If I remember correctly, whatever bandwidth you send for that query you get paid even when your transfer is canceled. Example, 1 MB was requested and 100KB was uploaded then transfer was canceled then that 100KB is paid.
(Correct me if I am wrong)

Pac · January 22, 2021, 5:41pm

Ah really? I thought it wasn’t, but maybe you’re right.
Does anyone has the answer to that?

BrightSilence · January 22, 2021, 5:43pm

Yes you do get paid for partial transfers, but if the spin up time is the problem it’ll be cancelled before it even starts transferring in most cases.

geeksheikh · January 22, 2021, 5:44pm

Got it, thanks again all – I have disabled spin-down on the first drive – once the second drive begins receiving data I will disable spin down on it as well and so forth as the array fills up.

peem · January 22, 2021, 5:46pm

Is the JBOD array? or something else?

kevink · January 22, 2021, 6:55pm

constant spin down is bad for the drive health anyway. I would advise against it.

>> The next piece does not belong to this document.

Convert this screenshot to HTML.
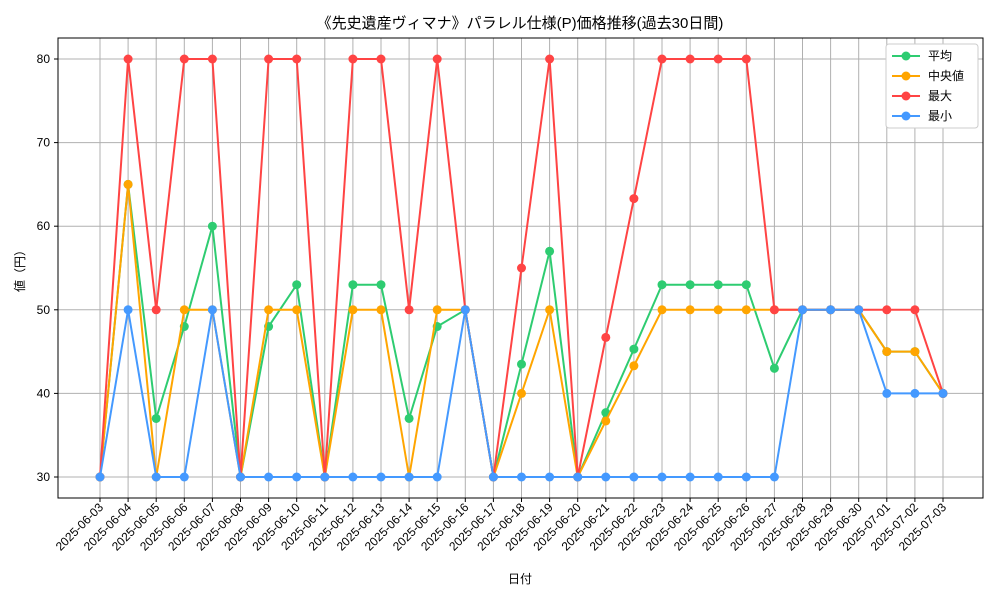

fmoledina · January 22, 2021, 9:10pm

Having used Unraid in the past, I would advise against using the Unraid cache for Storj data. I would recommend having a dedicated share for your node and set Cache=No in the share settings. Unraid’s cache and Mover system is likely okay for large files, the Mover run may choke on the sheer amount of small files that your node will generate on a regular basis, which will also translate to heavy parity activity during this time. Furthermore, once you’re storing data, ideally you’re able to serve up that data on demand and get paid for egress. Having to spin up drives in order to win egress races is going to be detrimental to node performance and drive health. Might as well write the data straight to the array and have it available to read from there without spinning down drives.

For others not familiar, the Unraid community is obsessed with drive spindown.

kevink · January 22, 2021, 9:40pm

Thanks for the info. Why though? There’s not a single advantage besides electricity costs.